» BRIEF: Give back, word for word, only the lines from the opening of the records through the one with "bin_centers = bin_edges[:-1] + bin_width / 2". Pictures stay out.
------------------------------------
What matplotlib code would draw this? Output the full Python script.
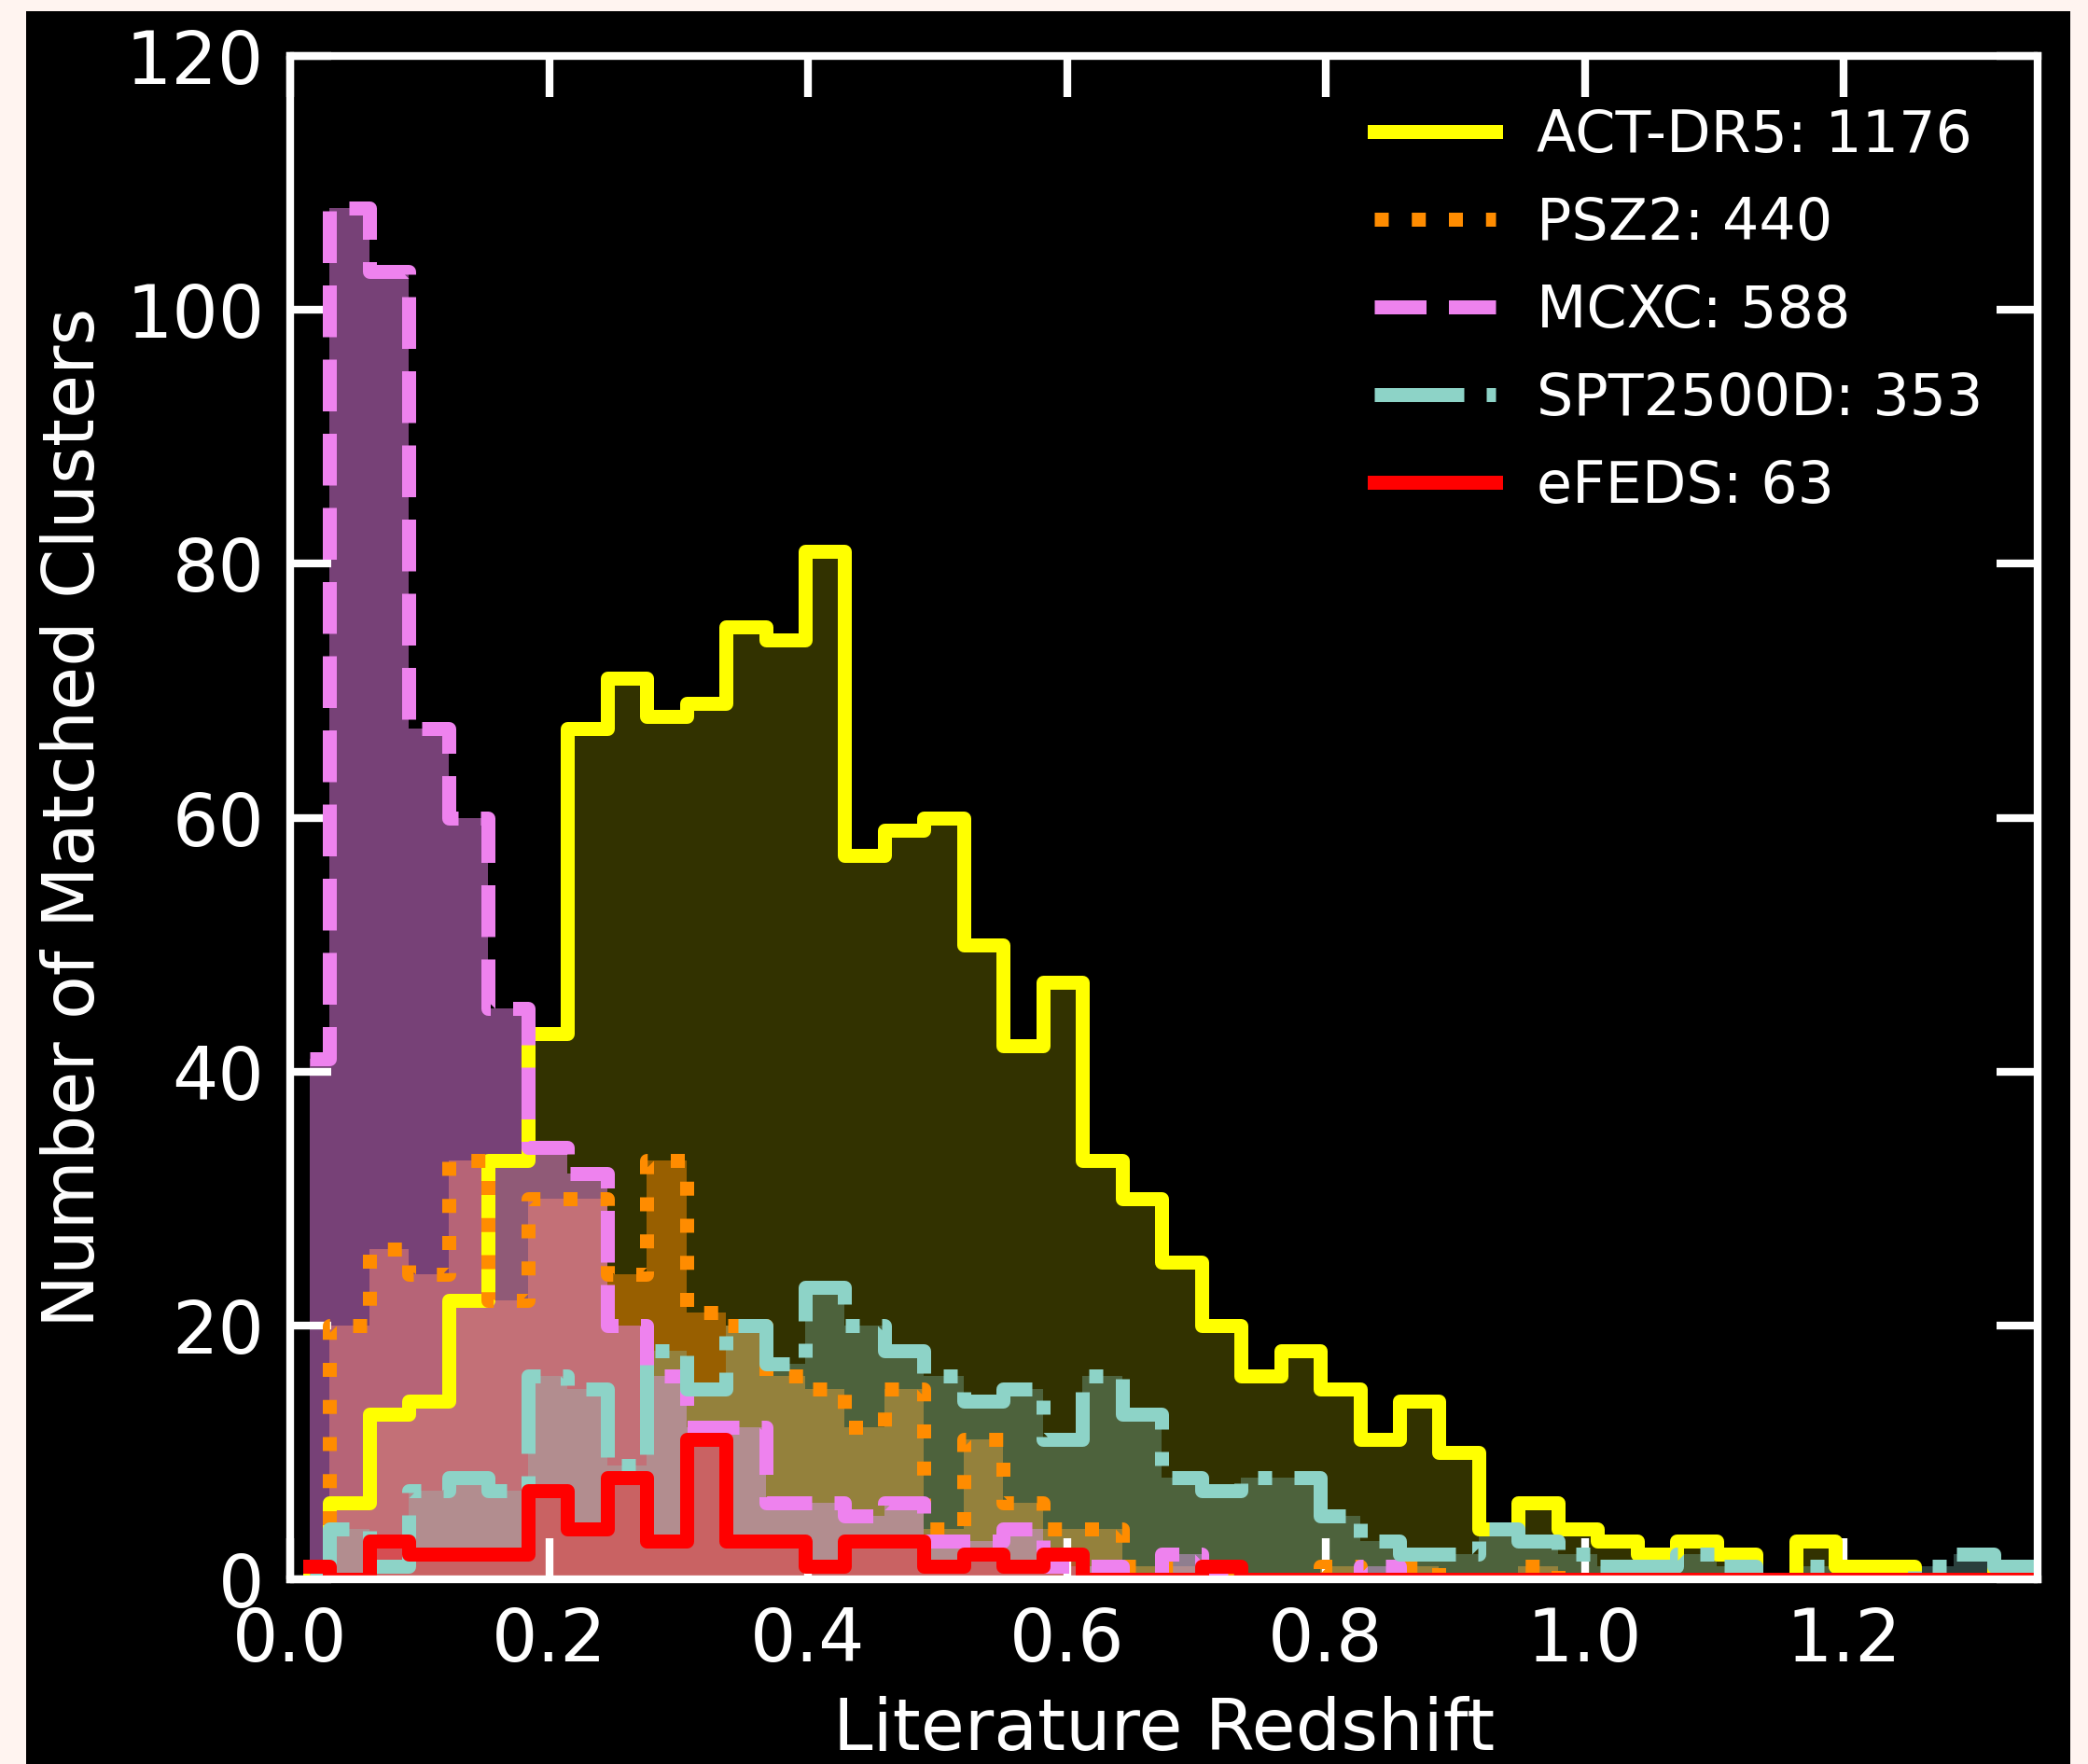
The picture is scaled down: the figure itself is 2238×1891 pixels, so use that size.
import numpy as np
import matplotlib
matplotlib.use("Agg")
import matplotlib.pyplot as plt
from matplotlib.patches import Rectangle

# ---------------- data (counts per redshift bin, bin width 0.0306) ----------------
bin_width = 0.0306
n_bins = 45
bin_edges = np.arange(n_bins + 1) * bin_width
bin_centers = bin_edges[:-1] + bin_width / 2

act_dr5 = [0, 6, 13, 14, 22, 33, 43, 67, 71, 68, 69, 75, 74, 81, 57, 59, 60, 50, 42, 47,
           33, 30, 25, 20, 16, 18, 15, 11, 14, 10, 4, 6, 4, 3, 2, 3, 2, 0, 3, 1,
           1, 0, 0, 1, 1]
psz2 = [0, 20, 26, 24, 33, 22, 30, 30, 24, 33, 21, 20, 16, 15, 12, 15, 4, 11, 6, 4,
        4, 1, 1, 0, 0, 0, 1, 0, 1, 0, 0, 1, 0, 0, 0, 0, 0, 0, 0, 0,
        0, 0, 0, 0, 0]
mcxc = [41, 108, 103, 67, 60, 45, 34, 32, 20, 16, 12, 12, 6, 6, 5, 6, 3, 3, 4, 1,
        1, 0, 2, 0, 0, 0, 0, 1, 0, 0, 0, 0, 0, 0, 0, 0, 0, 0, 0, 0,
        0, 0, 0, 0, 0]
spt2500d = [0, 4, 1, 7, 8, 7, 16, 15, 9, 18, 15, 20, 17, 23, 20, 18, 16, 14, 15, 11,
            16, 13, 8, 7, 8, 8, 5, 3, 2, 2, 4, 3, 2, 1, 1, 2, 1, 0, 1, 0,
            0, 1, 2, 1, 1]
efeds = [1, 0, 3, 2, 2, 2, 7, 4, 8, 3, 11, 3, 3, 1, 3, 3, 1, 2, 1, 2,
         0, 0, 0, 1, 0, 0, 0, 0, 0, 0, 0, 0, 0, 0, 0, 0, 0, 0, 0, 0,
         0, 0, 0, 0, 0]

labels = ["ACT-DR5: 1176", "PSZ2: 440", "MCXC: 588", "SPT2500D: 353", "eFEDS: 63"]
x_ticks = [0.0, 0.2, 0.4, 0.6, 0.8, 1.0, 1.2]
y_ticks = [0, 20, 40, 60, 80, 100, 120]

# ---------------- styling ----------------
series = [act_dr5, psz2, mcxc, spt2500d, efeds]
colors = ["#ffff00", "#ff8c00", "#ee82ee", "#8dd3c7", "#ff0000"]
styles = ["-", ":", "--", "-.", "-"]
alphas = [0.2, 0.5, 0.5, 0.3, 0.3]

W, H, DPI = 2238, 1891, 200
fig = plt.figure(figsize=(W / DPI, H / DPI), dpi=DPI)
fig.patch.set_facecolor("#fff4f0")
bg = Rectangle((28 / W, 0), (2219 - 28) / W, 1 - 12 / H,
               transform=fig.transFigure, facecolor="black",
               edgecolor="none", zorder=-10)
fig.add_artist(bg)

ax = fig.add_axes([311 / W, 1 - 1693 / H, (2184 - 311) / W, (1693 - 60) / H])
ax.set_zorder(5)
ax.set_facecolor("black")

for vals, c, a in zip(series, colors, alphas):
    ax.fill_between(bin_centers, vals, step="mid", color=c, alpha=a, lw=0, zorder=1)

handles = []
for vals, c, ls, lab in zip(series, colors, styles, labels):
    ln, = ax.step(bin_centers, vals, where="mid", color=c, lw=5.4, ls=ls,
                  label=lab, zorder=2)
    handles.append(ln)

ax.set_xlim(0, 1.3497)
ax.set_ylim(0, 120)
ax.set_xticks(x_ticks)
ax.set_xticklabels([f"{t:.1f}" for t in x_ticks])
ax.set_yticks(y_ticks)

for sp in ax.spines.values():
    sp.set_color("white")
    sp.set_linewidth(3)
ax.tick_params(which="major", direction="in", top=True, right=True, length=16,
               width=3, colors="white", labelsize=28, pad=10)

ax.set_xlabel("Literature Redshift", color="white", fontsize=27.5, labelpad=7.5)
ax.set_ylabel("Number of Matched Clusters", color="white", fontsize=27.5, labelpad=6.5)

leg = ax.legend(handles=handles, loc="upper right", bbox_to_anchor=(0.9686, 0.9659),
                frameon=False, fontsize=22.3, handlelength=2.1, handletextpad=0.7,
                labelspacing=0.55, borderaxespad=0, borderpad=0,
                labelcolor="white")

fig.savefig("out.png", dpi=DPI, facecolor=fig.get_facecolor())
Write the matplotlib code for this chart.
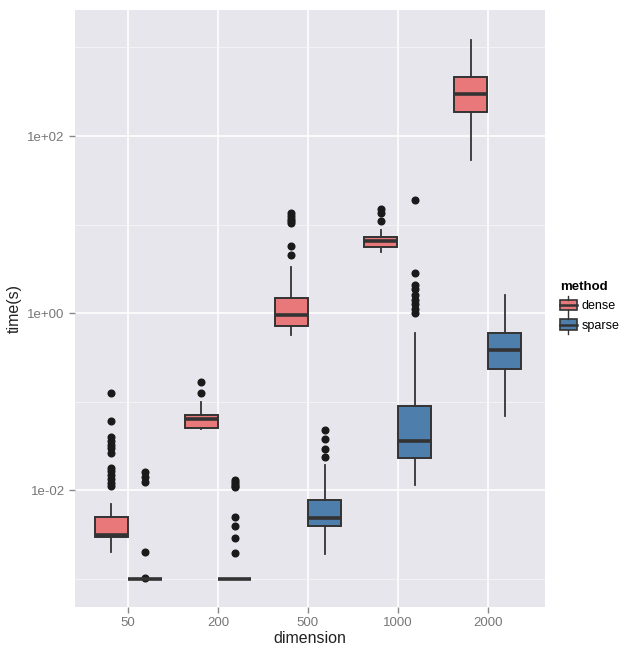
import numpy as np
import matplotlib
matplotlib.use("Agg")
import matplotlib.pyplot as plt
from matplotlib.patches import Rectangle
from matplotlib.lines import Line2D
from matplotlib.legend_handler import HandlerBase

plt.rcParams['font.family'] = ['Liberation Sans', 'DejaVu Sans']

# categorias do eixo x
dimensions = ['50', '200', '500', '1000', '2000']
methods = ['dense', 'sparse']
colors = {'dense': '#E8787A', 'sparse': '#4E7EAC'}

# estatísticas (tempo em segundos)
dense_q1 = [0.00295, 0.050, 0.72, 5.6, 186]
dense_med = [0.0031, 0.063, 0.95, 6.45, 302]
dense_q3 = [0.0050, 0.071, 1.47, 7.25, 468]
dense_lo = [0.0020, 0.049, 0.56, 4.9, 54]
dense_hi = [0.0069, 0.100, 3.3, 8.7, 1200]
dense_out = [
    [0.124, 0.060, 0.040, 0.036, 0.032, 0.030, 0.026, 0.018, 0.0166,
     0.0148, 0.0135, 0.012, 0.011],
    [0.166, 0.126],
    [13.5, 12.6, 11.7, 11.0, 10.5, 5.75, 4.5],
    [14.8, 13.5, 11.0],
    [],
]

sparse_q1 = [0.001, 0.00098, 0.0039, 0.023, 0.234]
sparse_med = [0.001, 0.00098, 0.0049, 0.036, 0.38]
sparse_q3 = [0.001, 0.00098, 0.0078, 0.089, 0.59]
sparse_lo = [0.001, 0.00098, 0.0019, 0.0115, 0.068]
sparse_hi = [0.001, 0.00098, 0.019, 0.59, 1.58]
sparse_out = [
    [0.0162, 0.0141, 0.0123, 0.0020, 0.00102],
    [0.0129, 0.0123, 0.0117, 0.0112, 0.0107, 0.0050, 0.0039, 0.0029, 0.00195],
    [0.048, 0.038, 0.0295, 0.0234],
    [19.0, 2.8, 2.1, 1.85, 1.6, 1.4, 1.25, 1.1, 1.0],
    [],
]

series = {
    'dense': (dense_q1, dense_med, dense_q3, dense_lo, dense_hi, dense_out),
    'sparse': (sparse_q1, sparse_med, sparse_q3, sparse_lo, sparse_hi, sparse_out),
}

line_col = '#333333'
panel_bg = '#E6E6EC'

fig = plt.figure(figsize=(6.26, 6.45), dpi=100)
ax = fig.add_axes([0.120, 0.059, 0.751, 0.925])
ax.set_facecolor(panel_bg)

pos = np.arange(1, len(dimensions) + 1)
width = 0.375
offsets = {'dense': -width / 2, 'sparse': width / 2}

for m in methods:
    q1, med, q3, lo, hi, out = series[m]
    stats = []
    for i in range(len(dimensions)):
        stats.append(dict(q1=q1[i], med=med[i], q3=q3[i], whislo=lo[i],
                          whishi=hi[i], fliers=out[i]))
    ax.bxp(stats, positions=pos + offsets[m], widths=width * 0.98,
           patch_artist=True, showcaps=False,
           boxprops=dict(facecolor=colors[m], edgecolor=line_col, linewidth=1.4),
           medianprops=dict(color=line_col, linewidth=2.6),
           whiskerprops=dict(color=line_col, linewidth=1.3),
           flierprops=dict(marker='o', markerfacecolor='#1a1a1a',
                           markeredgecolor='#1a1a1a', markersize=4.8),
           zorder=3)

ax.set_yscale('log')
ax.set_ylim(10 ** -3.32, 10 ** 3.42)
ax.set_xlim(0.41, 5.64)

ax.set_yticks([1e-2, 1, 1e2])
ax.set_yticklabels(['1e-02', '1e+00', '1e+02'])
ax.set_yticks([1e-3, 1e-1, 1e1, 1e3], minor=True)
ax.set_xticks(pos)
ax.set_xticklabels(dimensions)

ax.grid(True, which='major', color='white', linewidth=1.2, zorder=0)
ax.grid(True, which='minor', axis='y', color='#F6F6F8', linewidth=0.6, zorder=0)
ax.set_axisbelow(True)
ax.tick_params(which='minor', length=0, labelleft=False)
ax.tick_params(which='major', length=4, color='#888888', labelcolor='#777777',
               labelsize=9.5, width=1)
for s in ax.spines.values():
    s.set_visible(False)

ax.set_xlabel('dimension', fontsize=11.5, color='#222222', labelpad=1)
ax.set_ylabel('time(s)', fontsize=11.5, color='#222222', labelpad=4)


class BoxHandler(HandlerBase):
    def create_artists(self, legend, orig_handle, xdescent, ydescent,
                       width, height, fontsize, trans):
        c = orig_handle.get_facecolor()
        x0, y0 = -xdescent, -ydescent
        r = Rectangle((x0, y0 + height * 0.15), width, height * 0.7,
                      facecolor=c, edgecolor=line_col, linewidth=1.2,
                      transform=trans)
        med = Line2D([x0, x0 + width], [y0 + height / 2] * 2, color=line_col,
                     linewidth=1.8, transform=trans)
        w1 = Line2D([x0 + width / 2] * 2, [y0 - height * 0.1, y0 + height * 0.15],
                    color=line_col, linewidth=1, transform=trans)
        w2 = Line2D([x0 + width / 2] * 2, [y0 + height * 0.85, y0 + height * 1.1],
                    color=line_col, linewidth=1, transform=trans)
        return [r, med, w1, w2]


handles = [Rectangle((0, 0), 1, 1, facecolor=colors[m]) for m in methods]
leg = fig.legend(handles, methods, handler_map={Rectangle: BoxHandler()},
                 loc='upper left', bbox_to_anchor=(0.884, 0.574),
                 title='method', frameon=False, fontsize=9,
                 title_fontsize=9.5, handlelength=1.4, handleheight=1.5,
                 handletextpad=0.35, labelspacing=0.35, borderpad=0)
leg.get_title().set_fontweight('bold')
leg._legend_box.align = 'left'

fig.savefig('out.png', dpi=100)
------------------------------------
» FULL OUTPUT:
What matplotlib code would draw this? Output the full Python script.
The picture is scaled down: the figure itself is 2238×1891 pixels, so use that size.
import numpy as np
import matplotlib
matplotlib.use("Agg")
import matplotlib.pyplot as plt
from matplotlib.patches import Rectangle

# ---------------- data (counts per redshift bin, bin width 0.0306) ----------------
bin_width = 0.0306
n_bins = 45
bin_edges = np.arange(n_bins + 1) * bin_width
bin_centers = bin_edges[:-1] + bin_width / 2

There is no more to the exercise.